__Directive__
Collect every line that includes the string "this".
....
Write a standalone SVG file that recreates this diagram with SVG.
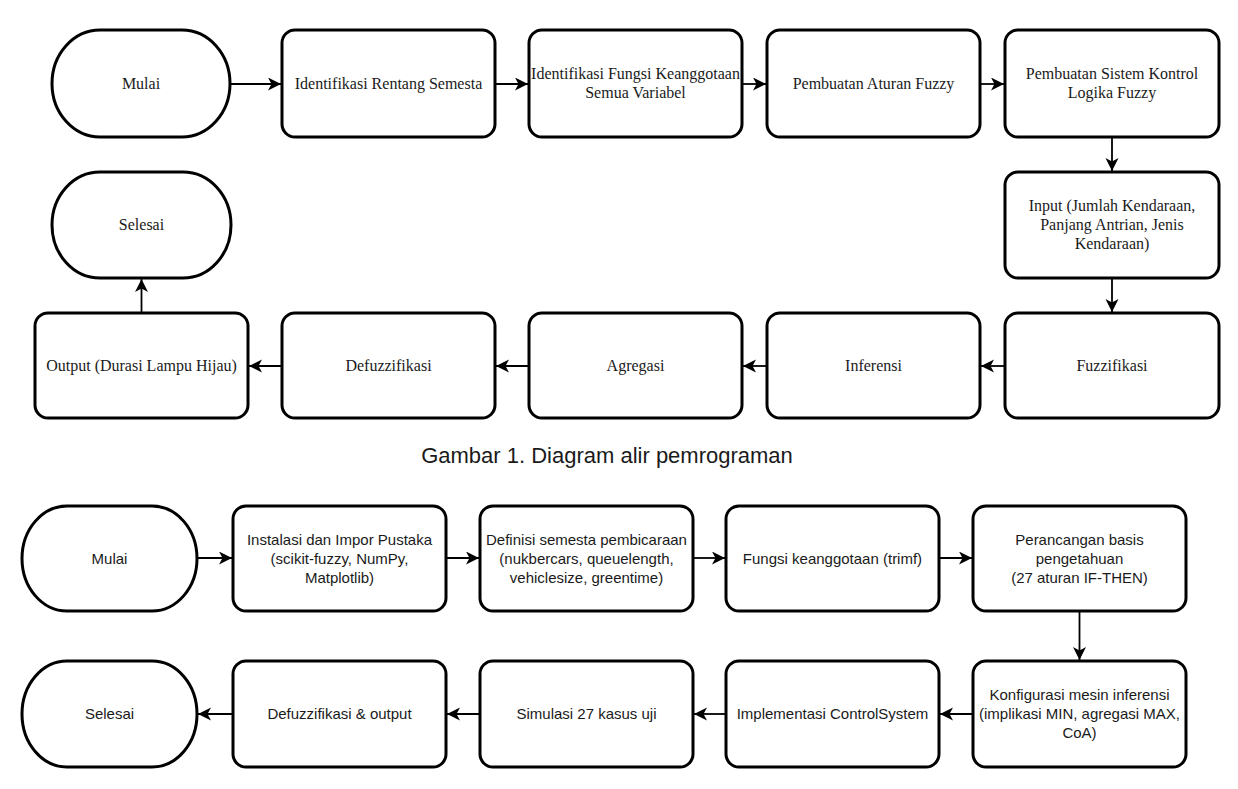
<svg xmlns="http://www.w3.org/2000/svg" width="1238" height="789" viewBox="0 0 1238 789">
<style>
.shape{fill:#fff;stroke:#000;stroke-width:3}
.edge{fill:none;stroke:#000;stroke-width:1.8}
.t1{font-family:"Liberation Serif","Times New Roman",serif;font-size:16px;fill:#1a1a1a;text-anchor:middle}
.t2{font-family:"Liberation Sans",Arial,sans-serif;font-size:15px;fill:#1a1a1a;text-anchor:middle}
.cap{font-family:"Liberation Sans",Arial,sans-serif;font-size:22px;fill:#1a1a1a;text-anchor:middle}
</style>
<defs>
<marker id="arr" markerUnits="userSpaceOnUse" markerWidth="14" markerHeight="14" refX="13" refY="6.5" orient="auto">
<path d="M0,0 L13,6.5 L0,13 L3.5,6.5 z" fill="#000"/>
</marker>
</defs>
<rect width="1238" height="789" fill="#fff"/>

<g id="connectors">
<line class="edge" x1="230" y1="84" x2="281" y2="84" marker-end="url(#arr)"/>
<line class="edge" x1="495" y1="84" x2="528" y2="84" marker-end="url(#arr)"/>
<line class="edge" x1="742" y1="84" x2="766" y2="84" marker-end="url(#arr)"/>
<line class="edge" x1="980" y1="84" x2="1004" y2="84" marker-end="url(#arr)"/>
<line class="edge" x1="1112" y1="137" x2="1112" y2="171" marker-end="url(#arr)"/>
<line class="edge" x1="1112" y1="278" x2="1112" y2="312" marker-end="url(#arr)"/>
<line class="edge" x1="1005" y1="366" x2="981" y2="366" marker-end="url(#arr)"/>
<line class="edge" x1="767" y1="366" x2="743" y2="366" marker-end="url(#arr)"/>
<line class="edge" x1="529" y1="366" x2="496" y2="366" marker-end="url(#arr)"/>
<line class="edge" x1="282" y1="366" x2="249" y2="366" marker-end="url(#arr)"/>
<line class="edge" x1="141.5" y1="313" x2="141.5" y2="279" marker-end="url(#arr)"/>

<line class="edge" x1="197" y1="558" x2="232" y2="558" marker-end="url(#arr)"/>
<line class="edge" x1="446" y1="558" x2="479" y2="558" marker-end="url(#arr)"/>
<line class="edge" x1="693" y1="558" x2="725" y2="558" marker-end="url(#arr)"/>
<line class="edge" x1="939" y1="558" x2="972" y2="558" marker-end="url(#arr)"/>
<line class="edge" x1="1079.5" y1="611" x2="1079.5" y2="660" marker-end="url(#arr)"/>
<line class="edge" x1="973" y1="714" x2="940" y2="714" marker-end="url(#arr)"/>
<line class="edge" x1="726" y1="714" x2="694" y2="714" marker-end="url(#arr)"/>
<line class="edge" x1="480" y1="714" x2="447" y2="714" marker-end="url(#arr)"/>
<line class="edge" x1="233" y1="714" x2="198" y2="714" marker-end="url(#arr)"/>
</g>

<g id="a-mulai"><rect class="shape" x="52" y="30" width="178" height="107" rx="48" ry="53.5"/><text class="t1" x="141" y="89">Mulai</text></g>
<g id="a-rentang"><rect class="shape" x="282" y="30" width="213" height="107" rx="13"/><text class="t1" x="388.5" y="89">Identifikasi Rentang Semesta</text></g>
<g id="a-fungsi"><rect class="shape" x="529" y="30" width="213" height="107" rx="13"/><text class="t1" x="635.5" y="79">Identifikasi Fungsi Keanggotaan</text><text class="t1" x="635.5" y="98">Semua Variabel</text></g>
<g id="a-aturan"><rect class="shape" x="767" y="30" width="213" height="107" rx="13"/><text class="t1" x="873.5" y="89">Pembuatan Aturan Fuzzy</text></g>
<g id="a-sistem"><rect class="shape" x="1005" y="30" width="214" height="107" rx="13"/><text class="t1" x="1112" y="79">Pembuatan Sistem Kontrol</text><text class="t1" x="1112" y="98">Logika Fuzzy</text></g>
<g id="a-input"><rect class="shape" x="1005" y="172" width="214" height="106" rx="13"/><text class="t1" x="1112" y="211">Input (Jumlah Kendaraan,</text><text class="t1" x="1112" y="230">Panjang Antrian, Jenis</text><text class="t1" x="1112" y="249">Kendaraan)</text></g>
<g id="a-selesai"><rect class="shape" x="52" y="172" width="179" height="106" rx="48" ry="53"/><text class="t1" x="141.5" y="230">Selesai</text></g>
<g id="a-fuzz"><rect class="shape" x="1005" y="313" width="214" height="105" rx="13"/><text class="t1" x="1112" y="371">Fuzzifikasi</text></g>
<g id="a-inferensi"><rect class="shape" x="767" y="313" width="213" height="105" rx="13"/><text class="t1" x="873.5" y="371">Inferensi</text></g>
<g id="a-agregasi"><rect class="shape" x="529" y="313" width="213" height="105" rx="13"/><text class="t1" x="635.5" y="371">Agregasi</text></g>
<g id="a-defuzz"><rect class="shape" x="282" y="313" width="213" height="105" rx="13"/><text class="t1" x="388.5" y="371">Defuzzifikasi</text></g>
<g id="a-output"><rect class="shape" x="35" y="313" width="213" height="105" rx="13"/><text class="t1" x="141.5" y="371">Output (Durasi Lampu Hijau)</text></g>

<text class="cap" x="607" y="463">Gambar 1. Diagram alir pemrograman</text>

<g id="b-mulai"><rect class="shape" x="22" y="506" width="175" height="105" rx="45" ry="52.5"/><text class="t2" x="109.5" y="563.5">Mulai</text></g>
<g id="b-instalasi"><rect class="shape" x="233" y="506" width="213" height="105" rx="13"/><text class="t2" x="339.5" y="544.5">Instalasi dan Impor Pustaka</text><text class="t2" x="339.5" y="563.5">(scikit-fuzzy, NumPy,</text><text class="t2" x="339.5" y="582.5">Matplotlib)</text></g>
<g id="b-definisi"><rect class="shape" x="480" y="506" width="213" height="105" rx="13"/><text class="t2" x="586.5" y="544.5">Definisi semesta pembicaraan</text><text class="t2" x="586.5" y="563.5">(nukbercars, queuelength,</text><text class="t2" x="586.5" y="582.5">vehiclesize, greentime)</text></g>
<g id="b-fungsi"><rect class="shape" x="726" y="506" width="213" height="105" rx="13"/><text class="t2" x="832.5" y="563.5">Fungsi keanggotaan (trimf)</text></g>
<g id="b-perancangan"><rect class="shape" x="973" y="506" width="213" height="105" rx="13"/><text class="t2" x="1079.5" y="544.5">Perancangan basis</text><text class="t2" x="1079.5" y="563.5">pengetahuan</text><text class="t2" x="1079.5" y="582.5">(27 aturan IF-THEN)</text></g>
<g id="b-konfigurasi"><rect class="shape" x="973" y="661" width="213" height="106" rx="13"/><text class="t2" x="1079.5" y="700">Konfigurasi mesin inferensi</text><text class="t2" x="1079.5" y="719">(implikasi MIN, agregasi MAX,</text><text class="t2" x="1079.5" y="738">CoA)</text></g>
<g id="b-implementasi"><rect class="shape" x="726" y="661" width="213" height="106" rx="13"/><text class="t2" x="832.5" y="719">Implementasi ControlSystem</text></g>
<g id="b-simulasi"><rect class="shape" x="480" y="661" width="213" height="106" rx="13"/><text class="t2" x="586.5" y="719">Simulasi 27 kasus uji</text></g>
<g id="b-defuzz"><rect class="shape" x="233" y="661" width="213" height="106" rx="13"/><text class="t2" x="339.5" y="719">Defuzzifikasi &amp; output</text></g>
<g id="b-selesai"><rect class="shape" x="22" y="661" width="175" height="106" rx="45" ry="53"/><text class="t2" x="109.5" y="719">Selesai</text></g>
</svg>
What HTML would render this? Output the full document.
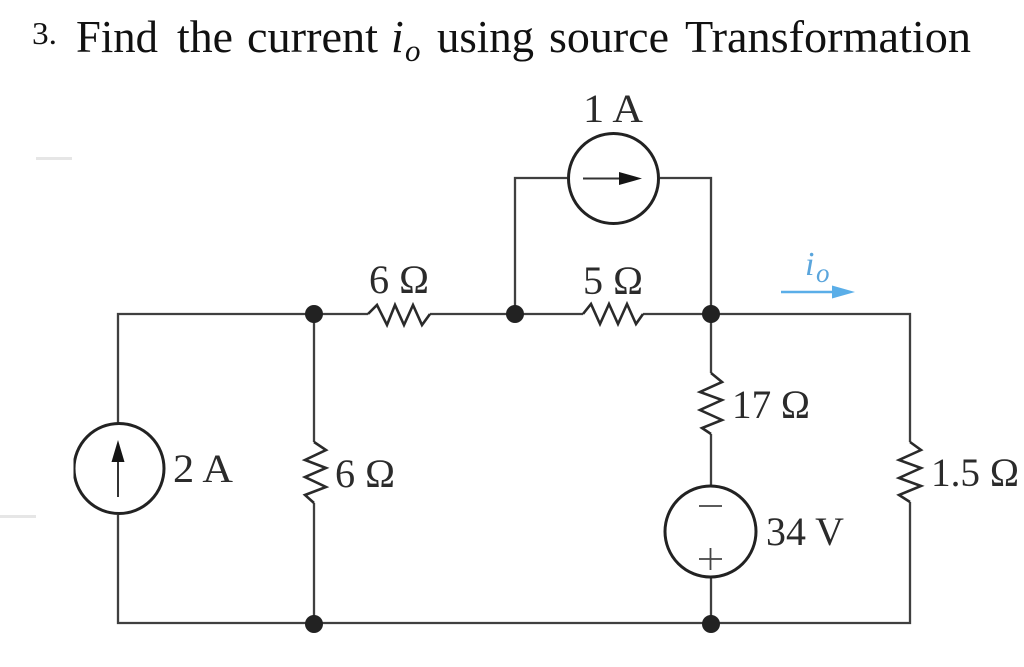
<!DOCTYPE html>
<html>
<head>
<meta charset="utf-8">
<style>
html,body{margin:0;padding:0;background:#fff;}
svg{display:block;}
text{font-family:"Liberation Serif",serif;fill:#2b2b2b;}
.t text{fill:#111;}
</style>
</head>
<body>
<svg width="1024" height="667" viewBox="0 0 1024 667" xmlns="http://www.w3.org/2000/svg">
<rect width="1024" height="667" fill="#fff"/>
<g class="t">
<text x="32" y="44" font-size="32" textLength="25" lengthAdjust="spacingAndGlyphs">3.</text>
<g font-size="46">
<text x="76" y="52" textLength="82" lengthAdjust="spacingAndGlyphs">Find</text>
<text x="177" y="52" textLength="56" lengthAdjust="spacingAndGlyphs">the</text>
<text x="247" y="52" textLength="131" lengthAdjust="spacingAndGlyphs">current</text>
<text x="391" y="52" font-style="italic">i</text>
<text x="437" y="52" textLength="97" lengthAdjust="spacingAndGlyphs">using</text>
<text x="549" y="52" textLength="120" lengthAdjust="spacingAndGlyphs">source</text>
<text x="685" y="52" textLength="286" lengthAdjust="spacingAndGlyphs">Transformation</text>
</g>
<text x="405" y="61" font-size="31" font-style="italic">o</text>
</g>

<rect x="36" y="157" width="36" height="3" fill="#e6e6e6"/>
<rect x="0" y="515" width="36" height="3" fill="#e6e6e6"/>

<g fill="none" stroke="#3f3f3f" stroke-width="2.3">
<path d="M118 423V314H368M430 314H583M643 314H910V442M910 502V623H118V515"/>
<path d="M314 314V442M314 503V623"/>
<path d="M515 314V178H567M660 178H711V314"/>
<path d="M711 314V373M711 434V486M711 578V623"/>
</g>
<g fill="none" stroke="#2a2a2a" stroke-width="2.6" stroke-linejoin="miter">
<path d="M368 314L377 305L387 325L395 305L404 325L413 305L422 325L430 314"/>
<path d="M583 314L591 304L600 324L609 304L618 324L627 304L636 324L643 314"/>
<path d="M314 442L326 450L305 460L326 468L305 477L326 487L305 495L314 503"/>
<path d="M711 373L722 382L700 392L722 400L700 410L722 420L702 428L711 434"/>
<path d="M910 442L921 450L899 460L921 468L899 478L921 486L899 495L910 502"/>
</g>
<g fill="#fff" stroke="#222" stroke-width="3">
<circle cx="119" cy="468.5" r="45"/>
<circle cx="613.5" cy="178.5" r="45"/>
<circle cx="710.5" cy="531.5" r="45.5"/>
</g>
<rect x="70" y="430" width="3.5" height="78" fill="#fff"/>
<g fill="#222">
<circle cx="314" cy="314" r="9"/>
<circle cx="515" cy="314" r="9"/>
<circle cx="711" cy="314" r="9"/>
<circle cx="314" cy="624" r="9"/>
<circle cx="711" cy="624" r="9"/>
</g>
<path d="M118 497V458" stroke="#333" stroke-width="2"/>
<path d="M118 440L111.500 462H124.500Z" fill="#151515"/>
<path d="M583 178.500H622" stroke="#333" stroke-width="2"/>
<path d="M642 178.500L619 172V185Z" fill="#151515"/>
<path d="M699 506H722M699 559H722M710.500 548V570" stroke="#444" stroke-width="1.800" fill="none"/>

<path d="M781 292H835" stroke="#5aaee8" stroke-width="2.500"/>
<path d="M855 292L832 285.500V298.500Z" fill="#5aaee8"/>
<text x="805" y="275" font-size="34" font-style="italic" style="fill:#5aa5dc">i</text>
<text x="816" y="282" font-size="27" font-style="italic" style="fill:#5aa5dc">o</text>

<g font-size="40">
<text x="583" y="122" textLength="60" lengthAdjust="spacingAndGlyphs">1 A</text>
<text x="369" y="293" textLength="60" lengthAdjust="spacingAndGlyphs">6 Ω</text>
<text x="583" y="294" textLength="60" lengthAdjust="spacingAndGlyphs">5 Ω</text>
<text x="732" y="418" textLength="78" lengthAdjust="spacingAndGlyphs">17 Ω</text>
<text x="173" y="482" textLength="60" lengthAdjust="spacingAndGlyphs">2 A</text>
<text x="335" y="487" textLength="60" lengthAdjust="spacingAndGlyphs">6 Ω</text>
<text x="931" y="486" textLength="88" lengthAdjust="spacingAndGlyphs">1.5 Ω</text>
<text x="766" y="545" textLength="78" lengthAdjust="spacingAndGlyphs">34 V</text>
</g>
</svg>
</body>
</html>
....
__Final answer__
Write a standalone SVG file that recreates this diagram with SVG.
What HTML would render this? Output the full document.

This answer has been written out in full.